In our original article, we listed 4 arguments, which we would like to test in order to determine if they still have merit two months on.
1) The share buyback was heavily oversubscribed, and only about a third of the shares offered up for buyback were actually bought back by AuRico. This indicates that a lot of shareholders are uncertain about the company's present valuation and the way forward. Presumably, many shareholders will try to sell the remaining two thirds of their holdings in the near future on-market, creating downward pressure on the share price in the coming days and weeks.
We believe that most of these potential sellers have been flushed out and discontinue viewing this argument as a driver for a lower share price.
2) Many investors will certainly appreciate the maiden dividend that has been foreshadowed. However, AuRico is a much smaller company now with only two operations remaining. Any substantial dividend announced in the near future will raise the question whether or not this dividend can remain sustainable once the cash reserves generated from the 2012 asset sales will be used up. Shareholders might be tempted to cash in on the maiden dividend and then run for the exit creating further downward pressure on the share price.
The first quarterly dividend is payable to shareholders of record on April 4. We would not be surprised to see some additional pressure to the downside in the days following this date.
The yearly dividend for the present year is $0.16 per share, which computes to a yield of 2.6% at present share price levels. Starting 2014, the dividend will be set at 20% of the cash flow for each preceding quarter. Using the 2013 guidance as a template, we note production of 190,000 to 220,000 ounces of gold at an all-in cash cost of $1,100 to $1,200. Assuming middle-of-the range values and a spot price of $1600, we arrive at a (very) rough estimate for 2013 cash flow of $92.25M. Considering 250M outstanding shares, this would yield a dividend of $0.075 per share for 2013 if the 20% rule for 2014 was applied. We therefore anticipate a significant reduction of dividend payments in 2014.
3) The inability to turn the El Cubo mine and the Ocampo mine into profitable assets is fresh in our mind, and the question lingers: what would be the management's actions if problems occurred at one of the remaining operations?
We believe that this argument is still the strongest of all four offered in our previous article. We also noted the write-down of $127M at the El Chanate mine, which was announced in the 2012 financial report. Although management went to some pain explaining this write-down as a "prudent stance" and a "conservative step," it left us wondering. We also noted that the 2012 depletion at the El Chanate mine was not fully replaced in the updated reserve for the latest life-of-mine plan, and that there are hardly any resources listed for El Chanate in the most recent Reserve & Resource Update. Upcoming Q1 2013 reports will be watched very carefully by investors for signs of underachievement at the two operating assets.

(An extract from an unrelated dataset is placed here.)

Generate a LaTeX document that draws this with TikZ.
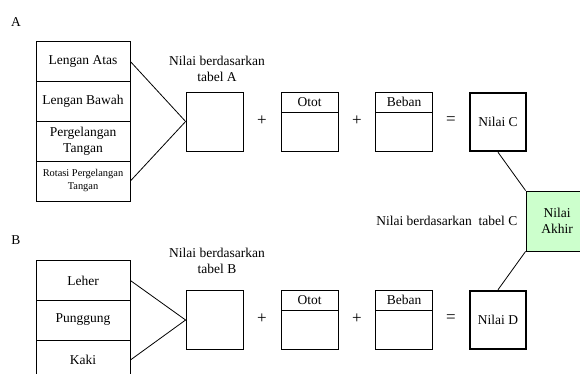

4) A recent article on SA valued AuRico at a fair price of $5.63 per share, which is about 30% lower than the current market price. We concur with the valuation presented in this article.
We believe that this valuation still holds water and might even be optimistic, considering the ongoing weakness in the price of gold and gold miners in general, which we expect to continue well into the summer months.
In addition to these arguments, we also take note of AuRico's publication of a feasibility study for the Kemess Underground project. The study showed initial capital costs of $452M, an NPV (5%) of $134M and an IRR of 10% for the base case, indicating a marginal project in its present state. AuRico has allocated $5M for further exploration and permitting at this project. We are finding it difficult to understand how the Kemess project fits with management's assertions of pursuing quality ounces.
The weekly chart above shows the downtrend of AuRico's share price since mid-2011. Since our initial call at the start of February, AuRico's share price has shed more than 15%, significantly underperforming the price of gold, which declined by 5.9% in the same period of time. Today the share price broke under $6.00, which we believe to be an important support level. Indicators are giving bearish signals throughout. We put the next support level at $5.25, and believe that the share price will test this support in the not too distant future, maintaining our call to consider trading AuRico on the short side.